This article was originally published on Drawn to High Places, visit Nikki Frumkin's original article "Painting on Your Outdoor Adventures."
Endless mountains, shimmery snow fields, the brightest of starry night skies. When I started hiking and climbing I could hardly believe the places my two feet could carry me. Separated from my climbing partners by a rope, I pushed my way through the deep darkness of our PNW mountains and wondered, “How can I capture and understand these awe-inspiring places?”
I began bringing watercolors and paper with me on my mountain adventures. Small paper tucked into my pocket so I could jot down the way the landscape made me feel. I painted from summits, ridges and alpine lakes on lunch breaks or at camp. There is magic and peace in painting these wild places we are so drawn to... And you can find it, too, with the right supplies.

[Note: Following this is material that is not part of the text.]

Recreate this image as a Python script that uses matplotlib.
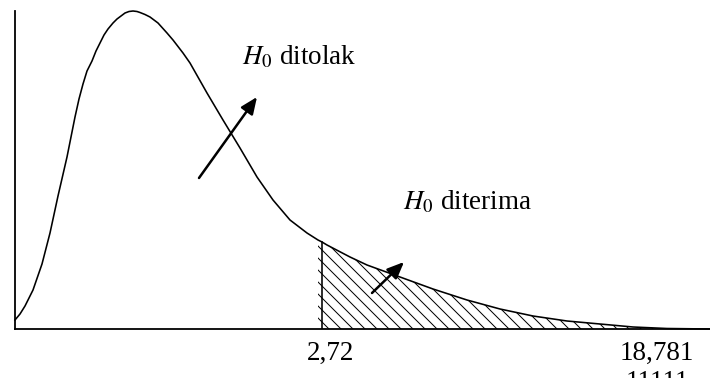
import matplotlib
matplotlib.use("Agg")
import matplotlib.pyplot as plt

plt.rcParams['font.family'] = ['Liberation Serif', 'DejaVu Serif']
plt.rcParams['mathtext.fontset'] = 'stix'
plt.rcParams['hatch.linewidth'] = 1.0

# density curve (x along the axis, height above it)
curve_x = [0, 5, 10, 18, 27, 35, 43, 52, 60, 64, 68, 72, 77, 81, 85, 89, 93,
           98, 102, 106, 110, 114, 118, 122, 125, 130, 135, 143, 152, 158,
           168, 175, 192, 208, 225, 242, 258, 275, 292, 303, 307, 312, 335,
           352, 385, 418, 452, 485, 518, 552, 585, 618, 652, 695]
curve_y = [9, 15, 23, 39, 65, 96, 133, 172, 212, 230, 245, 258, 268, 278,
           286, 294, 300, 306, 310, 313, 316, 317.5, 318, 317.5, 316.5, 314.5,
           312, 306, 296, 289, 276, 266, 236, 209, 181, 152, 129, 109, 96, 89,
           87, 84, 72, 64, 52, 40, 29, 20, 13, 8, 5, 2, 0.5, 0]

crit_x = 307      # position of 2,72
crit_h = 87
tick_labels = ['2,72', '18,781']
tick_pos = [316, 642]

fig = plt.figure(figsize=(710 / 72, 378 / 72), dpi=72)
ax = fig.add_axes([15 / 710, 49 / 378, 695 / 710, 318 / 378])
ax.set_xlim(0, 695)
ax.set_ylim(0, 318)

ax.plot(curve_x, curve_y, color='black', lw=1.6, clip_on=False,
        solid_joinstyle='round')

# hatched tail
tail_x = [x for x in curve_x if x >= 303]
tail_y = curve_y[len(curve_x) - len(tail_x):]
ax.fill_between(tail_x, 0, tail_y, facecolor='none', edgecolor='black',
                hatch='\\\\', linewidth=0)
ax.plot([crit_x, crit_x], [0, crit_h], color='black', lw=1.6)

for s in ['top', 'right']:
    ax.spines[s].set_visible(False)
for s in ['left', 'bottom']:
    ax.spines[s].set_linewidth(1.8)
ax.set_xticks([])
ax.set_yticks([])

for lab, pos in zip(tick_labels, tick_pos):
    ax.text(pos, -24, lab, fontsize=27, ha='center', va='center', clip_on=False)
ax.text(642, -41, '11111', fontsize=27, ha='center', va='top', clip_on=False)

ax.text(227, 272, '$H_0$ ditolak', fontsize=27, ha='left', va='center')
ax.text(388, 127, '$H_0$ diterima', fontsize=27, ha='left', va='center')

arrow = dict(arrowstyle='-|>,head_length=0.7,head_width=0.3',
             color='black', lw=2.5, mutation_scale=20, shrinkA=0, shrinkB=0)
ax.annotate('', xy=(242, 232), xytext=(184, 151), arrowprops=arrow)
ax.annotate('', xy=(389, 67), xytext=(357, 36), arrowprops=arrow)

fig.savefig('out.png', dpi=72)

Here are my four top tips for aspiring artists to get started watercolor painting outdoors.
1. Make Lots of Mistakes
Don’t worry too much about making something perfect. I find that the best paintings come from trying new things and making mistakes. When I paint outside I try to embrace the chaos that comes from painting in the wind or with cold hands. Happy accidents, right?
2. Keep it Fun
Find a balance between enjoying the place you are in and painting it. Sometimes it’s more important to lay on a warm rock and take in the view. Other times you only have a few precious minutes to pull out your supplies and paint the mountainscape. Think about capturing the energy of the place rather than drawing exactly what it looks like. If you're worried about accuracy, you can take a photo of your landscape to finish your painting later at home.
Finding supplies can be as easy as the pens in your kitchen drawer and a bit of printer paper. Try to keep it simple as you figure out what works for you.
If you want to dive right into watercolor and ink, here are some of my favorite supplies:
- A sketchbook or a scrap of watercolor paper.
- Watercolor Field Palette, which features watercolors as dried and hard in a compact pan to make for an easy and quick cleanup.
- A water brush, which self-cleans and maintains its own water supply, is a great addition to follow Leave No Trace principles.
- A few tissues to blot your painting and dry your paintbrush.
- A pencil with an eraser.
- A waterproof pen like a mircon or brush pen (the tombow brush pen is my favorite!).
4. Don’t Give Up
Painting can be challenging, especially if you are new to it. Painting outside adds an extra challenge (wind, cold, sun, mosquitos). Don’t give up if it’s hard or if it doesn’t work out the first time. Keep trying!